Another Professor with a Loyalty Requirement

A bizarre controversy has been unfolding the past few weeks at Iowa State University where a professor threw a student out of her class because he disagreed with her political views.

Student Jay Gardner, 38, took a graduate class on “Ethnicity, Class and the Media” from professor Tracy Owens-Patton. After a few weeks, Owens-Patton threw Gardner out of her class on the grounds that he was a white supremacist who was disrupting her course.

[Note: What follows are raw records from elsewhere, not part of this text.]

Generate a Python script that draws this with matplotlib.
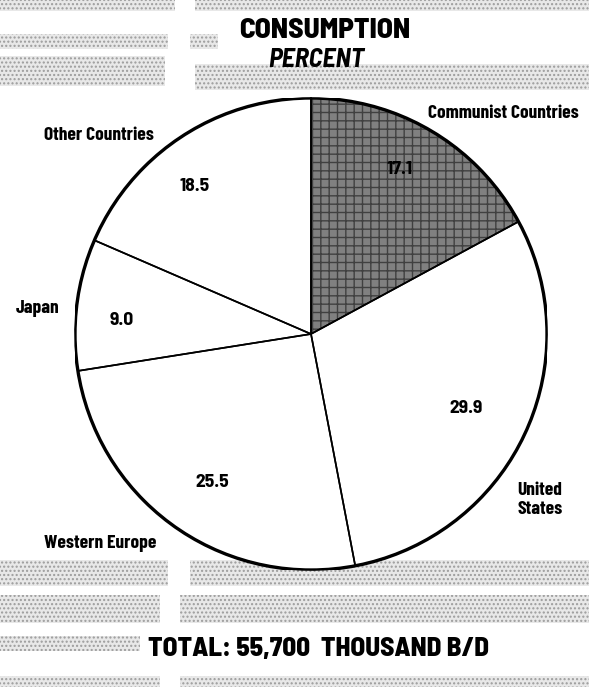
import matplotlib.pyplot as plt
from matplotlib.patches import Circle, Rectangle

# consumption share, percent (clockwise from 12 o'clock)
regions = ["Communist Countries", "United\nStates", "Western Europe", "Japan", "Other Countries"]
shares = [17.1, 29.9, 25.5, 9.0, 18.5]
value_labels = ["17.1", "29.9", "25.5", "9.0", "18.5"]

title = "CONSUMPTION"
subtitle = "PERCENT"
total_text = "TOTAL: 55,700  THOUSAND B/D"

LABEL_FONT = ["Barlow Condensed", "DejaVu Sans"]
TITLE_FONT = ["Barlow Semi Condensed", "DejaVu Sans"]

W, H = 589, 687
fig = plt.figure(figsize=(W / 100, H / 100), dpi=100)
fig.patch.set_facecolor("white")

# scanned-paper grey bands (pixel boxes: x0, y0 from top, width, height)
bg = fig.add_axes([0, 0, 1, 1])
bg.set_xlim(0, W)
bg.set_ylim(H, 0)
bg.axis("off")
bands = [(0, 0, 175, 11), (195, 0, 394, 11),
         (0, 34, 168, 15), (190, 34, 28, 15),
         (0, 56, 165, 30), (195, 64, 394, 26),
         (0, 560, 168, 26), (190, 560, 399, 26),
         (0, 595, 160, 28), (180, 595, 409, 28),
         (0, 636, 140, 15),
         (0, 676, 160, 11), (180, 676, 409, 11)]
for x0, y0, w, h in bands:
    bg.add_patch(Rectangle((x0, y0), w, h, facecolor="#e8e8e8", edgecolor="#9c9c9c",
                           hatch="....", linewidth=0))

# pie axes: centre (311, 334) px, radius 236 px
cx, cy, r = 311, 334, 236
ax = fig.add_axes([(cx - r) / W, (H - cy - r) / H, 2 * r / W, 2 * r / H])

colors = ["#808080", "white", "white", "white", "white"]
wedges, _ = ax.pie(shares, startangle=90, counterclock=False, colors=colors,
                   wedgeprops=dict(linewidth=0), radius=1)
wedges[0].set_hatch("++")
wedges[0].set_edgecolor("#404040")
# slice outlines
ax.pie(shares, startangle=90, counterclock=False, colors=["none"] * 5,
       wedgeprops=dict(linewidth=1.2, edgecolor="black"), radius=1)
ax.add_patch(Circle((0, 0), 1, facecolor="none", edgecolor="black", linewidth=2.4))
ax.set_xlim(-1, 1)
ax.set_ylim(-1, 1)
ax.axis("off")

# label positions in pie units
value_pos = [(0.377, 0.695), (0.657, -0.314), (-0.419, -0.631), (-0.801, 0.059), (-0.492, 0.623)]
name_pos = [(0.814, 0.936), (0.970, -0.703), (-0.894, -0.886), (-1.159, 0.110), (-0.898, 0.839)]

for (x, y), t in zip(value_pos, value_labels):
    ax.text(x, y, t, ha="center", va="center", fontsize=14, fontweight="bold",
            family=TITLE_FONT, color="black")
for (x, y), t in zip(name_pos, regions):
    ax.text(x, y, t, ha="center", va="center", fontsize=14, fontweight="bold",
            family=LABEL_FONT, color="black", linespacing=1.1, clip_on=False)

fig.text(325 / W, 1 - 30 / H, title, ha="center", va="center", fontsize=21,
         fontweight="heavy", family=TITLE_FONT)
fig.text(316 / W, 1 - 60 / H, subtitle, ha="center", va="center", fontsize=19,
         fontweight="bold", style="italic", family=TITLE_FONT)
fig.text(318 / W, 1 - 649 / H, total_text, ha="center", va="center", fontsize=19.5,
         fontweight="heavy", family=TITLE_FONT)

fig.savefig("out.png", dpi=100)
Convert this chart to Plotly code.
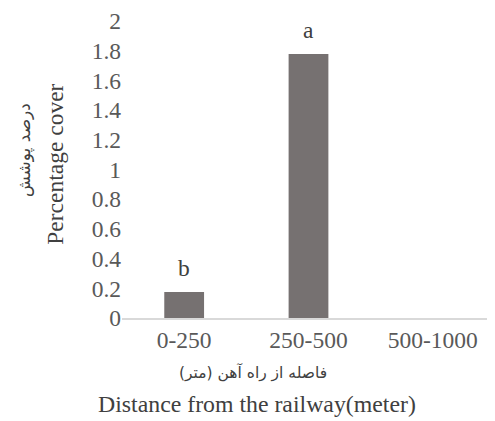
import plotly.graph_objects as go

categories = ["0-250", "250-500", "500-1000"]
values = [0.175, 1.778, 0.0]
letters = ["b", "a", ""]
y_ticks = [0, 0.2, 0.4, 0.6, 0.8, 1, 1.2, 1.4, 1.6, 1.8, 2]
y_tick_text = ["0", "0.2", "0.4", "0.6", "0.8", "1", "1.2", "1.4", "1.6", "1.8", "2"]

font_fam = "Liberation Serif"
grey = "#595959"
FS = 23.5

fig = go.Figure()
fig.add_trace(go.Bar(
    x=categories, y=values, marker_color="#767171", width=0.32,
    marker_line_width=0, showlegend=False,
))

for c, v, t in zip(categories, values, letters):
    if t:
        fig.add_annotation(x=c, y=v, text=t, showarrow=False, yshift=24,
                           font=dict(family=font_fam, size=FS, color="#404040"))

# plot area: x 122..495 (373 px), y 21..318 (297 px) in the page
common = dict(xref="paper", yref="paper", showarrow=False, xanchor="center", yanchor="middle")
fig.add_annotation(x=0.351, y=-0.185, text="فاصله از راه آهن (متر)",
                   font=dict(family="DejaVu Sans", size=15.5, color="#404040"), **common)
fig.add_annotation(x=0.362, y=-0.29, text="Distance from the railway(meter)",
                   font=dict(family=font_fam, size=23.8, color="#404040"), **common)
fig.add_annotation(x=-0.18, y=0.519, text="Percentage cover", textangle=-90,
                   font=dict(family=font_fam, size=FS, color="#404040"), **common)
fig.add_annotation(x=-0.263, y=0.565, text="درصد پوشش", textangle=-90,
                   font=dict(family="DejaVu Sans", size=17, color="#404040"), **common)

fig.update_layout(
    width=487, height=413,
    margin=dict(l=114, r=0, t=13, b=103),
    paper_bgcolor="white", plot_bgcolor="white",
    font=dict(family=font_fam, size=FS, color=grey),
    xaxis=dict(showgrid=False, showline=True, linecolor="#D9D9D9", linewidth=1.5,
               ticks="", tickfont=dict(family=font_fam, size=FS, color=grey)),
    yaxis=dict(range=[0, 2], showgrid=False, showline=False, zeroline=False,
               tickvals=y_ticks, ticktext=y_tick_text, ticks="", ticklen=0,
               tickfont=dict(family=font_fam, size=FS, color=grey)),
    bargap=0.68,
)

fig.write_html("out.html")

Among other things, Owens-Patton complained that in class Gardner defended racial profiling, pointing out that African Americans commit more crimes. Owens-Patton also said that Gardner criticized the Martin Luther King Jr. holiday — a charge that Gardner denies.

Gardner told the Desmoines Register,

If you’re going to make claims that white America is intentionally suppressing, holding down, oppressing African-Americans . . . you have to let some students give their opinions on it, and that wasn’t happening.

Owens-Patton also complained that in a discussion Gardner said that he was biased against minorities, but Gardner told the Ames Tribune,

Patton asked if we had any problems with stereotyping and others, and I gave both pros and cons for stereotyping. I said that some probably use stereotyping as a quick way to communicate since people tend to think in schemas or generalizations.

When it comes to deciding who to believe, Owens-Patton did not help herself by apparently lying in her complaint about Gardner. In her complaint addressed to her superiors at ISU, Owens-Patton claimed that police told her that Gardner “could be a third person” in a new white supremacist movement at ISU.

The only problem is that the police officer she cited, Capt. Gene Deisinger, told the Des Moines Register that, “There are no police reports that I know of, nor any groups that have identified themselves as white supremacists at Iowa State.”

The best summation of this controversy came from ISU vice provost Howard Shapiro who told the Des Moines Register,

Whose right it is to determine what is taught in the class and how it’s conducted is the professors’. It’s not a democracy. It’s a classroom.

Apparently once students step into a classroom at ISU, they leave democracy behind and enter a mini-totalitarian state where the whims and dictates of morons like Owens-Patton have absolute authority to quash any dissent. So much for that vaunted ideal of academic freedom.

Source:

White student fights removal from ISU class Staci Hupp, DesMoines Register, May 22, 2002.

ISU grad student denies making ethnic comments. Jason Kristufek, Ames Tribune, June 4, 2002.

Ames police unaware of racist group. Staci Hupp, DesMoines Register, May 24, 2002.